To that end. We propose the following work to be carried out:

  1. A CLI tool for TVM (Arm)
    1. Python cli tool for compiling models with TVM
    2. Support multiple input format and output architectures
    3. Generate macro file to be used in C++ inference
    4. Contribute to Model Zoo
  2. TVM runtime library installed in the system (Arm)
    1. Add TVM as part of the build environment for Autoware
      1. TVM run time and TVM python bindings
      2. Need to build from source similar to how Eigen is added to autoware.
    2. Update wiki documentation
    3. Update docker images on docker hub
  3. Generic TVM Pipeline Utilities (Arm)
    1. A set of utility functions that will be re-used in building TVM pipelines in multiple nodes
      Similar to lanelet2 extension library
  4. Use TVM inference in lidar_point_pillars node (Arm)
  5. Contribute PointPillars to Model Zoo (Need help from TierIV)
    1. Add metadata and documentation about how to recreate, train, transfer learn and infer.
    2. Does not block the critical path but is still essential to the whole story


Arm is committed to deliver the initial contribution. We would love to collaborate with people and companies who have aspirations in this space. Please comment below with any feedback to this proposal and any ways you would like to contribute.


I’m very interest in this work and also want to contribute. we have exp. of using tvm.

about PointPillars models, did you try quantization and pruning the pretrainded model? and what’s your inference target device?

I am interested as well.

Nice to meet you. I’m yukihiro from TierIV.
I’m very interest in this work.

We recently had a proposal from TierIV for a new architecture for Autoware.
The following table shows the proposed new architecture, which is currently all unified to TensorRT. However, we are not proposing to use TensorRT for inference in the architecture proposal, so I thought I’d have to think about this a bit more.
You’re right that TensorRT is tied to NVIDIA’s license, which is against OSS policy, so I think TVM is a very good option!

Empirically lidar_apollo_instance_segmentation is more accurate than lidar_point_pillars, so what do you think about working from lidar_apollo_instance_segmentation?
Now we are working on lidar_apollo_instance_segmentation for transfer learning and fine tuning, and it would be great to be able to work with this activity.

Node File Format Inderence Engine
lidar_apollo_instance_segmentation caffe TensorRT
tensorrt_yolo3 caffe TensorRT
traffic_light_fine_detector onnx TensorRT
1 Like

Hi Cheng,

I compiled the models from with optimisation level 3. That should include pruning by default.

I have not tried quantisation but I have heard people running into problems when quantizing PointPillars. Maybe the feature extraction bit have special operators, but the detection bit should be well understood and easily quantized.

That is great. I think once we put most of the TVM infrastructure code in place, then it would be a small change to swap pointspilars for apollo_instance_segmentation.

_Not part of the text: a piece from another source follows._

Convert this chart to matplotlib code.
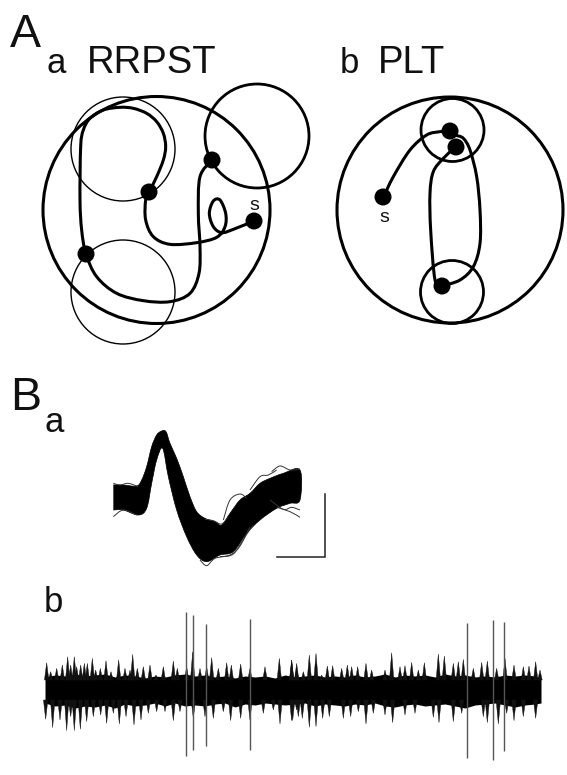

The main reason that I chose the pointspilars node is that it is more straightforward to obtain the trained weights that TiverIV already open-sourced. And pointspilars is a well-known model architecture which a lot of online tutorials and helper code. This will enable us to get something working more quickly as a proof of concept. Then when we come to implementation of autoware.core, we can look at accuracy.

apollo_instance_segmentation, on the other hand, is slightly more opague, I cannot find too much information on it. It is great that you are working on transfer learning and fine-tuning, this knowledge would be great to contribute to model zoo, to enable other people to use it for their own data. I think we can collaborate on that first.

Hi, i am suchang from Autocore. As discussed at the meeting last week, we are now doing pointpillar model training, and we would like to provide trained models to the model zoo, related docker image,document to help autoware users with pointpillar training in the future. As you mentioned, various frameworks cost high extra effort for users to learn . So i am really looking forward to seeing the inference code using tvm. :grinning:

Hi Su Chang,

Thank you very much for the work. I think the work on training is going to be instrumental in the end to end ML story for Autoware.